Inspection and evaluation of the flooring should be done on a regular basis, along with checking other components of the climbing wall system. "It's part of going through your system and checking your gear, landing system," says Moore. "With a lot of climbing gear, if there's any sign of deterioration, it's time to replace."
With vinyl- or carpet-covered systems, the base layer is typically comprised of modular pieces of foam that can be replaced individually as needed, a more affordable option than replacing the entire system. "If there's a catastrophic incident, you can get inside to replace components without having to rip the thing out and do a full replacement," says Fairfield.
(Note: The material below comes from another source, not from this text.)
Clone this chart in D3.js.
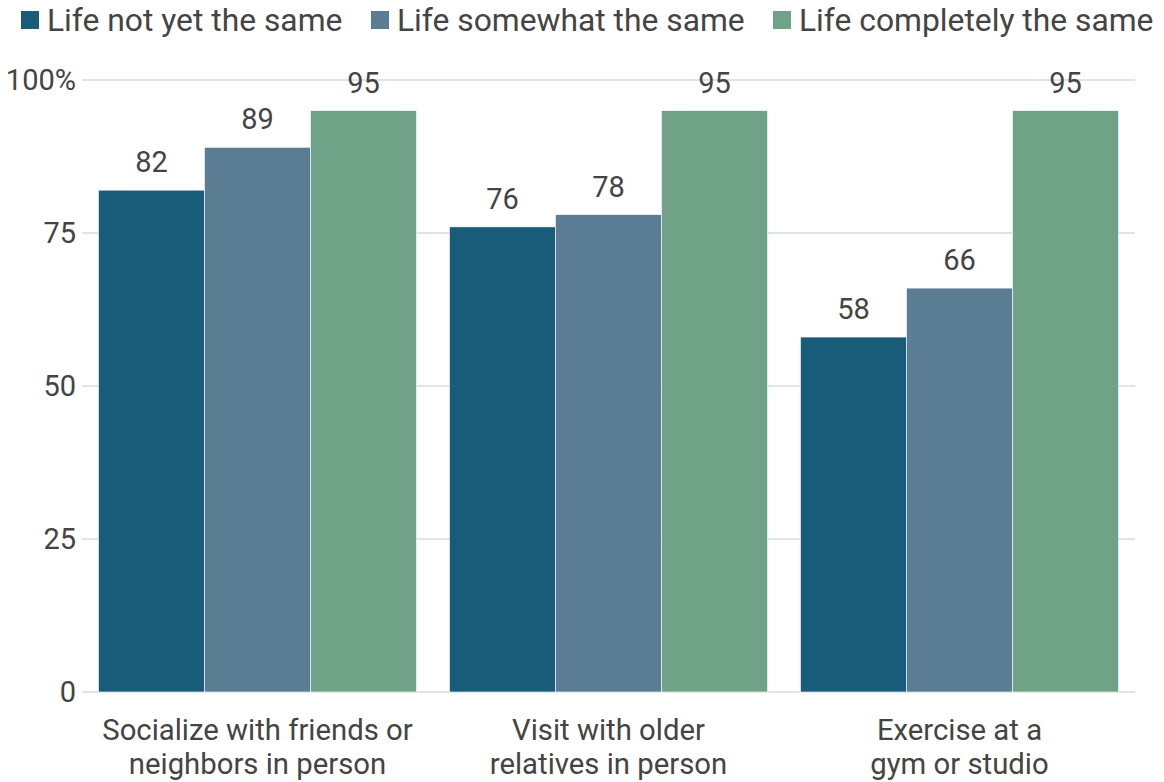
<!DOCTYPE html>
<html>
<head>
<meta charset="utf-8">
<script src="https://cdn.jsdelivr.net/npm/d3@7"></script>
<style>
  body { margin: 0; background: #fff; }
  text { font-family: Roboto, sans-serif; fill: #444; }
</style>
</head>
<body>
<svg id="chart"></svg>
<script>
const width = 1164;
const height = 782;

const categories = [
  ['Socialize with friends or', 'neighbors in person'],
  ['Visit with older', 'relatives in person'],
  ['Exercise at a', 'gym or studio']
];
const seriesNames = ['Life not yet the same', 'Life somewhat the same', 'Life completely the same'];
const notYet = [82, 76, 58];
const somewhat = [89, 78, 66];
const completely = [95, 95, 95];
const yTicks = [0, 25, 50, 75, 100];

const colors = ['#185c7a', '#5a7d94', '#6fa287'];
const series = [notYet, somewhat, completely];

const svg = d3.select('#chart')
  .attr('width', width)
  .attr('height', height);

const x = d3.scaleBand()
  .domain(d3.range(categories.length))
  .range([82, 1135])
  .paddingInner(0.094)
  .paddingOuter(0.047);

const xInner = d3.scaleBand()
  .domain(d3.range(series.length))
  .range([0, x.bandwidth()]);

const y = d3.scaleLinear().domain([0, 100]).range([692, 80]);

// gridlines
svg.append('g')
  .selectAll('line')
  .data(yTicks)
  .join('line')
  .attr('x1', 82)
  .attr('x2', 1135)
  .attr('y1', d => y(d))
  .attr('y2', d => y(d))
  .attr('stroke', '#e3e3e3')
  .attr('stroke-width', 2);

// y tick labels
svg.append('g')
  .selectAll('text')
  .data(yTicks)
  .join('text')
  .attr('x', 76)
  .attr('y', d => y(d))
  .attr('dy', '0.35em')
  .attr('text-anchor', 'end')
  .style('font-size', '29px')
  .text(d => d === 100 ? '100%' : d);

// bars
const groups = svg.append('g')
  .selectAll('g')
  .data(categories)
  .join('g')
  .attr('transform', (d, i) => `translate(${x(i)},0)`);

groups.each(function(c, i) {
  const g = d3.select(this);
  const vals = series.map((s, k) => ({ k, v: s[i] }));
  g.selectAll('rect')
    .data(vals)
    .join('rect')
    .attr('x', d => xInner(d.k))
    .attr('width', xInner.bandwidth())
    .attr('y', d => y(d.v))
    .attr('height', d => y(0) - y(d.v))
    .attr('fill', d => colors[d.k])
    .attr('stroke', '#fff')
    .attr('stroke-width', 0.6);
  g.selectAll('text.val')
    .data(vals)
    .join('text')
    .attr('class', 'val')
    .attr('x', d => xInner(d.k) + xInner.bandwidth() / 2)
    .attr('y', d => y(d.v) - 18)
    .attr('text-anchor', 'middle')
    .style('font-size', '29px')
    .text(d => d.v);
  g.append('text')
    .attr('x', x.bandwidth() / 2)
    .attr('y', 740)
    .attr('text-anchor', 'middle')
    .style('font-size', '29.3px')
    .selectAll('tspan')
    .data(c)
    .join('tspan')
    .attr('x', x.bandwidth() / 2)
    .attr('dy', (d, j) => j === 0 ? 0 : 34)
    .text(d => d);
});

// legend
const legendX = [21, 371, 773];
const legend = svg.append('g')
  .selectAll('g')
  .data(seriesNames)
  .join('g')
  .attr('transform', (d, i) => `translate(${legendX[i]},11)`);
legend.append('rect')
  .attr('width', 18)
  .attr('height', 18)
  .attr('fill', (d, i) => colors[i]);
legend.append('text')
  .attr('x', 26)
  .attr('y', 20)
  .style('font-size', '31.8px')
  .text(d => d);
</script>
</body>
</html>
As for cleaning, most systems are pretty easy to take care of. "Vinyl is a harder surface so you can actually just wipe it or mop it down," says Stollenwerk. "With carpet, the dust and particulate gets hidden. Some people don't like being able to see that it's dirty and carpet hides the dirt a little longer."
DESIGN & LAYOUT
The earlier safety surfacing becomes a part of the discussion for a climbing structure, the better. "The sooner an architect or project manager calls us, the more money we can save them," says Fairfield. "We can help them lay it out in a way that the floor is not taking as much of a beating. Some gyms are built without walkways, all mats. So you have to walk onto the bouldering mat and all the way across, step off the other side to get to the bathroom. In the institutional environment, that can also be an ADA violation."
Planning out the flooring in advance can also lead to a better user experience in the end, Fairfield adds. "A lot of people coming into the industry don't have any climbing experience. If you have bouldering floor and rope-climbing floor and they're different colors, thicknesses and elevations off the main entry floor, the way you lay that out helps to guide people through the facility and keep them out of areas they shouldn't be in if they're just walking through or on their way to the restroom."
While this type of distinction may seem less necessary in recreation centers with one climbing structure, Fairfield adds that the right flooring design can actually be more important in such spaces. "In a mixed-use space there are a lot of people who are not there to climb and may not be aware of climbing etiquette," he explains. "I don't want to accidentally walk across your landing zone if you're bouldering, or walk between you and your partner if you're top-roping."
In addition to creating a smarter overall facility layout, early planning gives facility operators a better idea of the amount of material they will need and its cost. "Every climbing wall has a fall zone — the area the climber would potentially come down off the wall," Stollenwerk says. "You could have a huge wall that's kind of dead-vertical without any overhang. You're going to need less flooring for that than a wall that protrudes out into a space. We capture those zones and map out flooring for those zones."
For new facilities, flooring manufacturers can operate off of a design file, fabricating the flooring offsite while the rest of the facility is still being constructed. "For an existing facility, if they don't have a design file, we'll go laser measure the space so that we have an accurate footprint," says Fairfield. "We'll give them estimates with different options for bouldering and rope-climbing areas."
When facilities start to give more thought to the safety surfaces used for their climbing structures, the overall result is a cleaner, safer and more appealing climbing experience for a facility's user. "More people are hiring companies to do it instead of getting foam down the road from a foam guy," says Koberna. "You're starting to see the shift, and you're starting to see it allocated in budgets — it's becoming a line item in renovations and upgrades."